Purpose of leave-one-out cross-validation in descriptive modelling I refer you to Breiman's paper Statistical Modeling - A Tale of Two Cultures where he illustrated some examples of descriptive modelling. Under section 11.1, 100 runs of regression were performed, each time leaving randomly selected 10% of the data. May I know what is the purpose of performing 100 runs and getting the average error rate and relationship between the outcome and explanatory? 
I understand the objective of creating tests sets in predictive modelling is as to prevent overestimating the predictive accuracy of the model. But I do not quite understand in the context of descriptive modelling. 
 A: The holdout is considered the validation set, not the test set.  The test set gives you an idea of how well your model performs on unseen data, ie how well your model represents reality.  That said, ideally you can catch overfitting before you expose your model to the test set.
This is where the validation (holdout) set comes in.  By systematically setting aside a validation set to compare, in this case, 90% of the training data to, you benefit in at least two ways:


*

*If there is large fluctuation in error between validation sets, there may be overfitting

*Using the average of each training/validation split provides you with a better sense of the model's true accuracy.  Ultimately, this gives you an overfitting-proof assessment, as your total model accuracy is less dependent on the arbitrary choice of your training set

A: In the paper you have referenced, the author uses cross-validation in the context of a predictive modeling approach, e.g. to perform (automatic) variable selection. In descriptive modeling, variable selection is performed based on theory first and only then confronted with the model output and data. See this post for a discussion on predictive vs descriptive.
In a purely descriptive setting, model quality assessment is also not solely focused on quantitative indicators but also relies on theoretical assumptions, expectations and the modeling process itself.
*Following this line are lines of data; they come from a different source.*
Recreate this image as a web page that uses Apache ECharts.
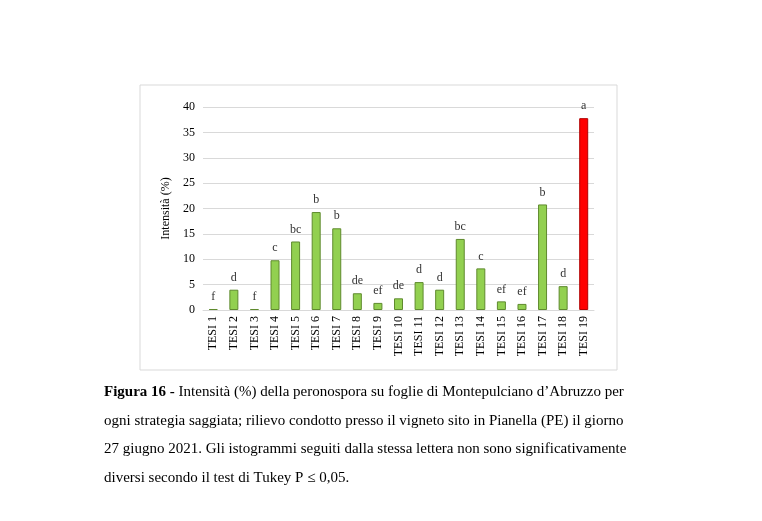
<!DOCTYPE html>
<html>
<head>
<meta charset="UTF-8">
<script src="https://cdn.jsdelivr.net/npm/echarts@6/dist/echarts.min.js"></script>
<style>html,body{margin:0;background:#fff}#c{width:762px;height:521px}</style>
</head>
<body>
<div id="c"></div>
<script>
var categories = ['TESI 1','TESI 2','TESI 3','TESI 4','TESI 5','TESI 6','TESI 7','TESI 8','TESI 9','TESI 10',
                  'TESI 11','TESI 12','TESI 13','TESI 14','TESI 15','TESI 16','TESI 17','TESI 18','TESI 19'];
var values = [0.2, 4.0, 0.2, 9.8, 13.5, 19.3, 16.1, 3.3, 1.4, 2.3, 5.5, 4.0, 14.0, 8.2, 1.7, 1.2, 20.8, 4.7, 37.8];
var letters = ['f','d','f','c','bc','b','b','de','ef','de','d','d','bc','c','ef','ef','b','d','a'];
var yTicks = [0, 5, 10, 15, 20, 25, 30, 35, 40];

var serif = '"Liberation Serif", "DejaVu Serif", serif';
var chart = echarts.init(document.getElementById('c'));
chart.setOption({
    animation: false,
    textStyle: {fontFamily: serif},
    grid: {left: 203, right: 168, top: 107, bottom: 211},
    xAxis: {
        type: 'category', data: categories,
        axisLine: {lineStyle: {color: '#d9d9d9'}}, axisTick: {show: false},
        axisLabel: {rotate: 90, color: '#000', fontSize: 12, fontFamily: serif, margin: 6}
    },
    yAxis: {
        type: 'value', min: 0, max: 40, interval: 5,
        name: 'Intensità (%)', nameLocation: 'middle', nameGap: 28,
        nameTextStyle: {color: '#000', fontSize: 12, fontFamily: serif},
        axisLine: {show: false}, axisTick: {show: false},
        axisLabel: {color: '#000', fontSize: 12, fontFamily: serif,
            formatter: function (v) { return yTicks.indexOf(v) >= 0 ? v : ''; }},
        splitLine: {lineStyle: {color: '#d9d9d9'}}
    },
    series: [{
        type: 'bar', barWidth: 9,
        data: values.map(function (v, i) {
            var red = i === values.length - 1;
            return {value: v, itemStyle: {
                color: red ? '#ff0000' : '#92d050',
                borderColor: red ? '#b00000' : '#5f8a2e', borderWidth: 1}};
        }),
        label: {show: true, position: 'top', distance: 6, color: '#333', fontSize: 12, fontFamily: serif,
            formatter: function (p) { return letters[p.dataIndex]; }}
    }],
    graphic: [
        {type: 'rect', shape: {x: 140, y: 85, width: 477, height: 285},
         style: {fill: 'none', stroke: '#d9d9d9', lineWidth: 1}, silent: true},
        {type: 'text', left: 104, top: 378, style: {
            text: '{b|Figura 16 -} Intensità (%) della peronospora su foglie di Montepulciano d’Abruzzo per\n' +
                  'ogni strategia saggiata; rilievo condotto presso il vigneto sito in Pianella (PE) il giorno\n' +
                  '27 giugno 2021. Gli istogrammi seguiti dalla stessa lettera non sono significativamente\n' +
                  'diversi secondo il test di Tukey P ≤ 0,05.',
            font: '15px ' + serif, fill: '#000', lineHeight: 28.5,
            rich: {b: {fontWeight: 'bold', fontSize: 15, fontFamily: serif, fill: '#000'}}
        }}
    ]
});
</script>
</body>
</html>
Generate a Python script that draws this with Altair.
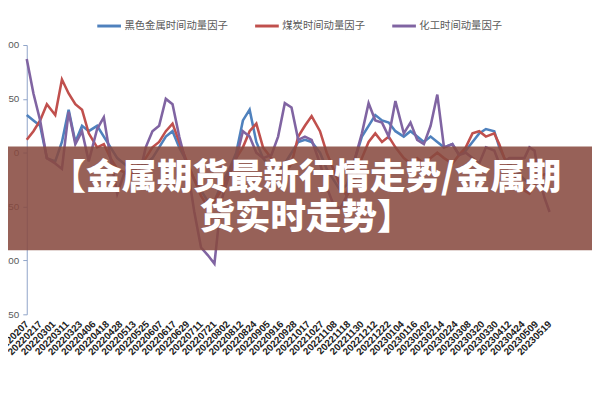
import json
import altair as alt
import pandas as pd

DATES = ["20220207", "20220217", "20220301", "20220311", "20220323", "20220406",
         "20220418", "20220428", "20220513", "20220525", "20220607", "20220617",
         "20220629", "20220711", "20220721", "20220802", "20220812", "20220824",
         "20220905", "20220916", "20220928", "20221017", "20221027", "20221108",
         "20221118", "20221130", "20221212", "20221222", "20230104", "20230116",
         "20230202", "20230214", "20230224", "20230308", "20230320", "20230330",
         "20230412", "20230424", "20230509", "20230519"]
LABEL_EVERY = 8   # trading days between labelled dates

SERIES = ["黑色金属时间动量因子", "煤炭时间动量因子", "化工时间动量因子"]
COLORS = ["#4F81BD", "#C0504D", "#8064A2"]

# trading-day index (0 = 20220207) of each read-off point
IDX = [0, 4, 8, 12, 17, 21, 25, 29, 33, 37,
       42, 46, 50, 54, 58, 62, 67, 71, 75, 79,
       83, 87, 91, 96, 100, 104, 108, 112, 116, 121,
       125, 129, 133, 137, 141, 146, 150, 154, 158, 162,
       166, 170, 175, 179, 183, 187, 191, 195, 200, 204,
       208, 212, 216, 220, 225, 229, 233, 237, 241, 245,
       249, 254, 258, 262, 266, 270, 274, 279, 282, 285,
       288, 291, 294, 297, 300, 303, 306, 309, 312]

ferrous = [35, 30, 25, -5, -8, 10, 40, 10, 25, 20,
           25, 15, 5, -5, -10, -15, -18, -10, -5, 5,
           15, 20, 5, -10, -25, -35, -45, -45, -30, -15,
           0, 30, 40, 10, -5, -15, -20, -10, 0, 10,
           12, 10, 0, -15, -25, -35, -30, -10, 15, 25,
           35, 30, 28, 20, 15, 20, 15, 10, 15, 10,
           5, 8, -2, 2, 10, 18, 22, 20, 5, -5,
           -10, -15, -20, -25, -28, -30, -32, -30, -28]
coal = [12, 20, 30, 45, 35, 68, 55, 45, 40, 18,
        5, 8, -5, -15, -18, -22, -10, -5, 5, 10,
        20, 27, 10, -10, -25, -40, -50, -45, -35, -20,
        -5, 5, 20, 27, 5, -5, -15, -20, -10, 15,
        25, 34, 20, 0, -15, -30, -40, -30, -5, 10,
        18, 10, 15, 5, -5, -10, -5, -10, -5, 0,
        -5, -10, -2, 5, 18, 20, 15, 18, 8, -5,
        -12, -20, -28, -35, -38, -30, -22, -20, -20]
chem = [87, 55, 30, -5, -10, -15, 38, 8, 20, -8,
        22, 33, -5, -38, -20, -10, -22, 5, 20, 25,
        50, 45, 15, -15, -55, -88, -95, -103, -45, -20,
        -5, 20, 15, 0, -5, -2, 15, 46, 42, 12,
        15, 12, -10, -32, -48, -52, -40, -10, 18, 46,
        30, 28, 15, 48, 18, 28, 12, 8, 25, 54,
        5, 8, -2, 0, -5, -10, 5, 2, -10, -8,
        -5, -5, -5, -5, 5, 2, -25, -42, -55]

TITLE_LINES = ["【金属期货最新行情走势/金属期", "货实时走势】"]

rows = []
for name, vals in zip(SERIES, [ferrous, coal, chem]):
    for i, v in zip(IDX, vals):
        rows.append({"idx": i, "value": v, "series": name})
df = pd.DataFrame(rows)

last_idx = (len(DATES) - 1) * LABEL_EVERY
W, H = 530, 273
PL, PT, PR, PB = 19, 35, 43, 60

label_expr = json.dumps(DATES) + "[round(datum.value / %d)]" % LABEL_EVERY

lines = alt.Chart(df).mark_line(strokeWidth=2.6).encode(
    x=alt.X("idx:Q",
            scale=alt.Scale(domain=[0, last_idx], nice=False, zero=False),
            axis=alt.Axis(values=list(range(0, last_idx + 1, LABEL_EVERY)),
                          labelExpr=label_expr, labelAngle=-45, labelAlign="right",
                          labelBaseline="middle", labelFontSize=10,
                          labelFontWeight="bold", labelColor="#222222",
                          labelFont="Liberation Sans", domain=False, ticks=False,
                          grid=False, title=None, labelPadding=8,
                          labelOverlap=False, labelBound=False)),
    y=alt.Y("value:Q",
            scale=alt.Scale(domain=[-150, 100], nice=False),
            axis=alt.Axis(values=[-150, -100, -50, 0, 50, 100], grid=False,
                          title=None, domainColor="#8EA4C8", tickColor="#8EA4C8",
                          tickSize=4, labelFontSize=10, labelColor="#595959",
                          labelFont="Liberation Sans", labelPadding=4)),
    color=alt.Color("series:N",
                    scale=alt.Scale(domain=SERIES, range=COLORS),
                    sort=SERIES,
                    legend=alt.Legend(orient="none", legendX=70, legendY=-33,
                                      direction="horizontal", title=None,
                                      symbolType="stroke", symbolStrokeWidth=3,
                                      symbolSize=576, labelFontSize=10.5,
                                      labelColor="#595959",
                                      labelFont="Noto Sans CJK SC",
                                      columnPadding=21, labelOffset=2)),
)

one = pd.DataFrame({"a": [0]})
banner = alt.Chart(one).mark_rect(color="#874a3f", opacity=0.87).encode(
    x=alt.value(-PL), x2=alt.value(W + PR),
    y=alt.value(146 - 43), y2=alt.value(251 - 43),
)
banner_text = alt.Chart(one).mark_text(
    font="Noto Sans CJK SC", fontSize=36, fontWeight=900, color="white",
    lineHeight=40, align="center", baseline="middle",
).encode(x=alt.value(310 - 27), y=alt.value(178 - 43), text=alt.value(TITLE_LINES))

chart = alt.layer(lines, banner, banner_text).properties(
    width=W, height=H,
    padding={"left": PL, "top": PT, "right": PR, "bottom": PB},
    autosize="none",
).configure_view(stroke=None)

chart.save("out.html", embed_options={"renderer": "svg", "actions": False})
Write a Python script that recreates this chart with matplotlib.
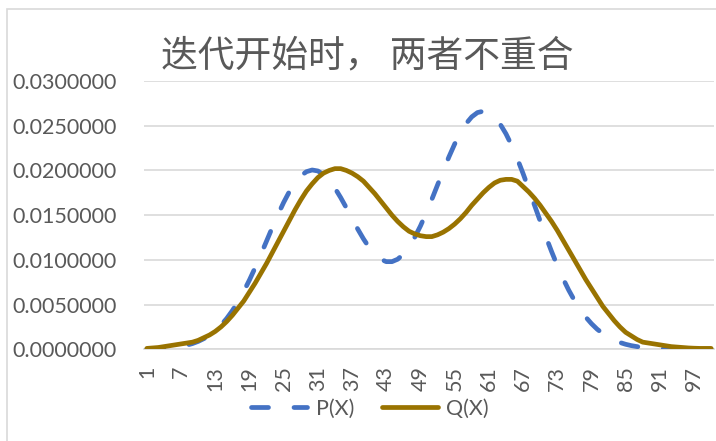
import matplotlib.pyplot as plt
import matplotlib.ticker as ticker
from matplotlib.patches import Rectangle

# categories 1..100 on the x axis
x_cats = list(range(1, 101))

# P(X)
p_vals = [
    0.00003, 0.00004, 0.00007, 0.00010, 0.00015, 0.00022, 0.00032, 0.00046, 0.00064, 0.00088,
    0.00119, 0.00159, 0.00209, 0.00270, 0.00344, 0.00432, 0.00533, 0.00648, 0.00775, 0.00913,
    0.01060, 0.01210, 0.01361, 0.01506, 0.01642, 0.01763, 0.01863, 0.01939, 0.01986, 0.02005,
    0.01994, 0.01955, 0.01890, 0.01802, 0.01697, 0.01582, 0.01463, 0.01344, 0.01235, 0.01138,
    0.01062, 0.01008, 0.00980, 0.00980, 0.01007, 0.01063, 0.01146, 0.01253, 0.01379, 0.01523,
    0.01677, 0.01838, 0.01998, 0.02152, 0.02295, 0.02420, 0.02523, 0.02599, 0.02647, 0.02662,
    0.02645, 0.02595, 0.02516, 0.02410, 0.02280, 0.02130, 0.01966, 0.01792, 0.01613, 0.01435,
    0.01260, 0.01094, 0.00937, 0.00793, 0.00663, 0.00548, 0.00447, 0.00360, 0.00287, 0.00225,
    0.00175, 0.00134, 0.00102, 0.00076, 0.00056, 0.00041, 0.00030, 0.00021, 0.00015, 0.00010,
    0.00007, 0.00005, 0.00003, 0.00002, 0.00001, 0.00001, 0.00001, 0.00000, 0.00000, 0.00000,
]

# Q(X)
q_vals = [
    0.00010, 0.00015, 0.00020, 0.00030, 0.00040, 0.00050, 0.00060, 0.00070, 0.00080, 0.00100,
    0.00130, 0.00160, 0.00200, 0.00250, 0.00310, 0.00380, 0.00460, 0.00540, 0.00640, 0.00740,
    0.00850, 0.00960, 0.01080, 0.01200, 0.01320, 0.01440, 0.01560, 0.01670, 0.01770, 0.01850,
    0.01920, 0.01970, 0.02000, 0.02020, 0.02020, 0.02000, 0.01970, 0.01930, 0.01880, 0.01810,
    0.01740, 0.01660, 0.01580, 0.01500, 0.01430, 0.01370, 0.01320, 0.01290, 0.01270, 0.01260,
    0.01260, 0.01280, 0.01310, 0.01350, 0.01400, 0.01460, 0.01530, 0.01610, 0.01680, 0.01750,
    0.01810, 0.01860, 0.01890, 0.01900, 0.01900, 0.01880, 0.01820, 0.01760, 0.01690, 0.01610,
    0.01520, 0.01430, 0.01330, 0.01220, 0.01110, 0.01000, 0.00890, 0.00780, 0.00680, 0.00580,
    0.00480, 0.00400, 0.00320, 0.00250, 0.00190, 0.00150, 0.00110, 0.00080, 0.00070, 0.00060,
    0.00050, 0.00040, 0.00030, 0.00025, 0.00020, 0.00015, 0.00012, 0.00010, 0.00010, 0.00010,
]

y_ticks = [0.0, 0.005, 0.010, 0.015, 0.020, 0.025, 0.030]
x_ticks = list(range(1, 101, 6))

title_txt = "迭代开始时， 两者不重合"

blue = "#4472C4"
gold = "#997300"
grid_c = "#D9D9D9"
text_c = "#595959"

W, H = 716, 441
fig = plt.figure(figsize=(W / 100, H / 100), dpi=100)

# chart area border (excel style)
fig.patches.append(Rectangle((6.5 / W, -0.1), 2, (H - 8.5) / H + 0.1, transform=fig.transFigure,
                             fill=False, edgecolor=grid_c, linewidth=1.2))

ax = fig.add_axes([144 / W, (H - 349.3) / H, (714 - 144) / W, (349.3 - 81) / H])

ax.plot(x_cats, p_vals, color=blue, linewidth=3.4, dashes=(3.6, 5.4),
        dash_capstyle="round", label="P(X)", zorder=3)
ax.plot(x_cats, q_vals, color=gold, linewidth=3.4, solid_capstyle="round",
        label="Q(X)", zorder=3)

ax.set_xlim(0.5, 100.5)
ax.set_ylim(0, 0.03)

ax.set_yticks(y_ticks)
ax.yaxis.set_major_formatter(ticker.FormatStrFormatter("%.7f"))
ax.set_xticks(x_ticks)
ax.set_xticklabels([str(v) for v in x_ticks], rotation=90)

ax.grid(axis="y", color=grid_c, linewidth=1.2, zorder=0)
ax.set_axisbelow(True)
for s in ["top", "right", "left"]:
    ax.spines[s].set_visible(False)
ax.spines["bottom"].set_color(grid_c)
ax.spines["bottom"].set_linewidth(1.2)

ax.tick_params(axis="y", length=0, pad=19.5, labelsize=15.5, labelcolor=text_c)
ax.tick_params(axis="x", length=0, pad=12, labelsize=15.5, labelcolor=text_c)
for lab in ax.get_xticklabels() + ax.get_yticklabels():
    lab.set_fontfamily("Lato")

fig.text(367 / W, 1 - 56 / H, title_txt, ha="center", va="center", fontsize=26.5,
         color=text_c, family=["Noto Sans CJK SC", "DejaVu Sans"], fontweight="light")

leg = fig.legend(loc="center", bbox_to_anchor=(370 / W, 1 - 409 / H), ncol=2, frameon=False,
                 handlelength=2.6, handletextpad=0.4, columnspacing=1.3,
                 prop={"family": "Lato", "size": 15.5})
for t in leg.get_texts():
    t.set_color(text_c)

fig.savefig("out.png", dpi=100)
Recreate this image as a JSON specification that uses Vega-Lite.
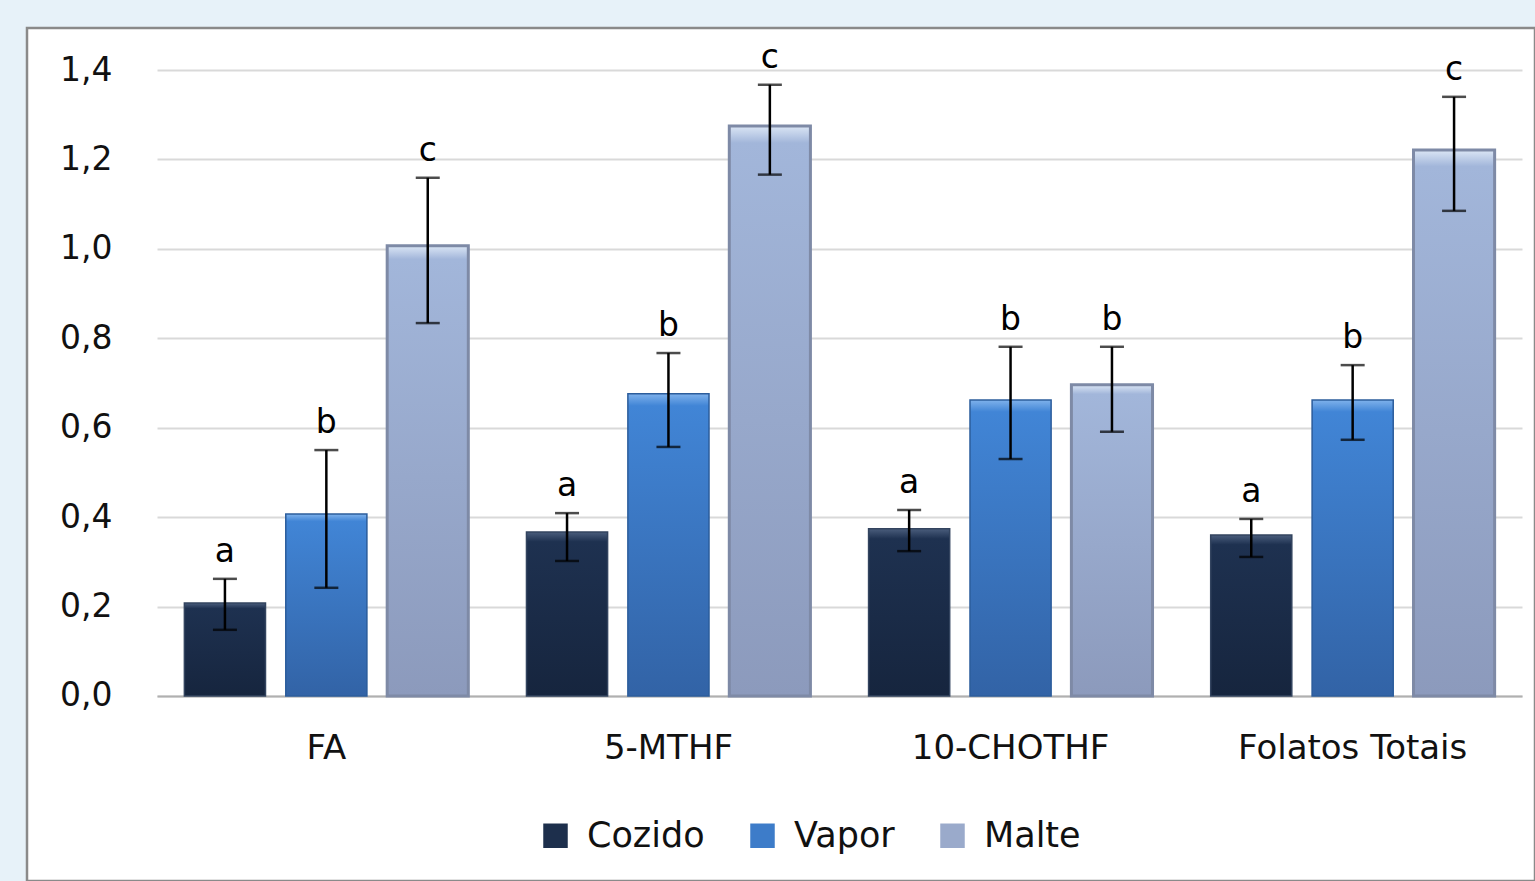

This is unlike a setting which includes a predictive purpose, where being able to put a confidence interval around quantitative quality measures such as R squared can be considered indispensable.
In descriptive modeling and more particularly for OLS, cross-validation or most often bootstrapping can rather be used to identify or measure the impact of potential leverage points and outliers. As such, you will gain further knowledge about the underlying population or sample and be able to decide on the approach to take, such as for example whether to resort to more robust regression methods or to flatten certain observations in the sample.
A: Think of it like this -
Suppose you have a population of 1000 students and you want their average height ̅X. So, you go and take a sample of 20 students and measure their height and take the average (μ). Chances that μ will be true representative of the population average height (X) is low. But if you repeat the process 100 times and take the average of all the 100 averages (average of the sampling distribution) then it will be unbiased estimation of the population height i.e.true representative of the sample population.
Now coming to your question - The objective of creating test set is to get an idea of error rate on unseen data to determine if the model is over-fitting. Similar to my above example, if you run just one model and use that to estimate error on test set, it might not be true representative of the actual test error. So, you run many models and calculate the average error. This error will be true representative of the actual test error and whether or not this error is large you can determine whether the model is over-fitting or not.
A: If your "descriptive" model doesn't predict well, how can you trust anything it has to say about your data/process? If you don't use something like cross-validation, how can you have a reasonable idea of how well your model predicts?
The fact that your model predicts well doesn't guarantee that you can pull any useful knowledge out of it, but if it can't predict well how can you have any confidence in what you believe it says?